8575. — À M. LE COMTE DE ROCHEFORT[1].
Ferney, 8 juillet.

Je suis persuadé, monsieur, que M. de Morangiés n’a point reçu trois cent mille livres, et qu’il souffre à la fois la vexation la plus inouïe et la calomnie la plus cruelle ; mais je vois en même temps qu’il s’est attiré ce malheur, dont il sera bien difficile de le délivrer. Les liaisons avec une malheureuse courtière, les reproches qu’il en a essuyés, son fatal empressement de recevoir douze cents livres d’un brétailleur à un troisième étage, son imprudence impardonnable de signer pour trois cent vingt-sept mille livres de billets, les fausses démarches qu’il a faites depuis, tout le plonge dans l’abîme. Cet abîme a été creusé par cette détestable vanité, si commune à Paris, de préférer, comme dit le baron de Feneste, le paraître à l’être. S’il s’était retiré dans ses terres pour quelques années, s’il s’était entendu avec ses créanciers pour exploiter sa forêt, il jouirait actuellement avec honneur de tout son bien. Je gémis en voyant M. le comte de Morangiés aux prises avec un clerc de procureur et un cocher pour cent mille écus. Il a trouvé le secret de rendre son affaire si obscure que je connais de très-bons juges qui n’y comprennent rien. Je crains même que le temps n’affaiblisse ou n’anéantisse ses preuves. Ses adverses parties ont un intérêt trop pressant à détruire toutes les allégations qui pourraient leur nuire. Les billets, signés par lui, parlent trop hautement : sa déclaration chez le commissaire Chénon semble fournir quelques armes contre lui ; les lettres de la courtière sont trop désagréables ; en un mot, rien n’est plus triste que cette affaire. Je suis convaincu de son innocence ; mais je vois en même temps qu’il a fait tout ce qui dépendait de lui pour se faire croire coupable. Les démentis que se donnent continuellement les avocats sur des faits qui devraient être éclaircis me font une peine extrême.

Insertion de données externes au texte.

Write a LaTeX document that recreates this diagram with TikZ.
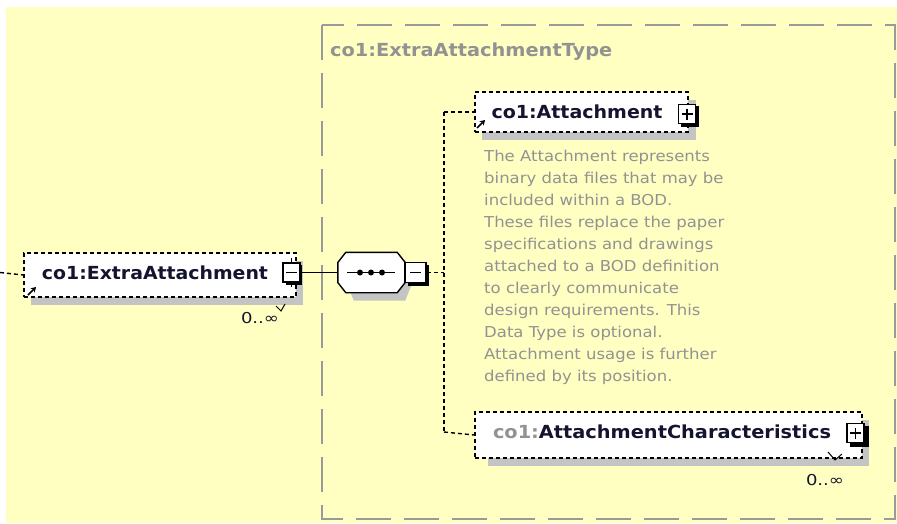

Il me semble que tout dépend actuellement des preuves judiciaires qui constateront que ce Du Jonquay n’a pas fait ses treize ridicules voyages. C’est une cause criminelle qui consiste en interrogatoires et en confrontations. Il n’y a plus lieu ici à des probabilités : cent vraisemblances ne prévaudront jamais

  1. Éditeurs, de Cayrol et François.